%%

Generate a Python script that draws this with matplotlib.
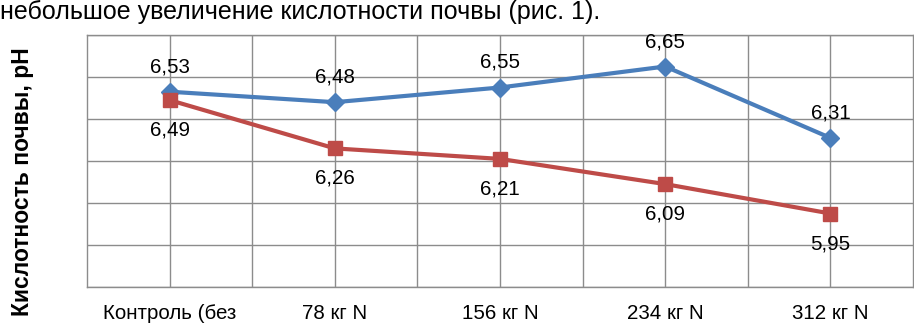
import matplotlib
matplotlib.use("Agg")
import matplotlib.pyplot as plt
from matplotlib.ticker import MultipleLocator

plt.rcParams["font.family"] = ["Liberation Sans", "DejaVu Sans"]

categories = ["Контроль (без", "78 кг N", "156 кг N", "234 кг N", "312 кг N"]
series_top = [6.53, 6.48, 6.55, 6.65, 6.31]
series_bottom = [6.49, 6.26, 6.21, 6.09, 5.95]
labels_top = ["6,53", "6,48", "6,55", "6,65", "6,31"]
labels_bottom = ["6,49", "6,26", "6,21", "6,09", "5,95"]

BLUE, RED, GRID = "#4a7ebb", "#be4b48", "#8c8c8c"

fig = plt.figure(figsize=(9.14, 3.24), dpi=100)
ax = fig.add_axes([87 / 914, 1 - 287 / 324, 826 / 914, 252 / 324])

x = list(range(len(categories)))
ax.plot(x, series_top, color=BLUE, lw=3, marker="D", ms=9, zorder=3)
ax.plot(x, series_bottom, color=RED, lw=3, marker="s", ms=10, zorder=4)

for xi, v, s in zip(x, series_top, labels_top):
    ax.annotate(s, (xi, v), xytext=(0, 25), textcoords="offset pixels",
                ha="center", va="center", fontsize=14.8)
for xi, v, s in zip(x, series_bottom, labels_bottom):
    ax.annotate(s, (xi, v), xytext=(0, -30), textcoords="offset pixels",
                ha="center", va="center", fontsize=14.8)

ax.set_xlim(-0.5, 4.5)
ax.set_ylim(5.6, 6.8)
ax.yaxis.set_major_locator(MultipleLocator(0.2))
ax.set_xticks(x)
ax.set_xticks([i + 0.5 for i in x[:-1]], minor=True)
ax.set_xticklabels(categories, fontsize=14.8)
ax.tick_params(axis="x", which="both", length=0, pad=12)
ax.tick_params(axis="y", length=0, labelleft=False)
ax.grid(True, which="both", color=GRID, lw=1)
for sp in ax.spines.values():
    sp.set_color(GRID)
    sp.set_linewidth(1)

fig.text(23 / 914, 1 - 182 / 324, "Кислотность почвы, pH", rotation=90,
         ha="center", va="center", fontsize=16.5, fontweight="bold")
fig.text(0, 1 - 19 / 324, "небольшое увеличение кислотности почвы (рис. 1).",
         ha="left", va="baseline", fontsize=18)

fig.savefig("out.png", dpi=100)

%%

— Exercise aim —
Leave out every line without the string "matplotlib" and copy the rest.

— Output for this exercise —
Generate a Python script that draws this with matplotlib.
import matplotlib
matplotlib.use("Agg")
import matplotlib.pyplot as plt
from matplotlib.ticker import MultipleLocator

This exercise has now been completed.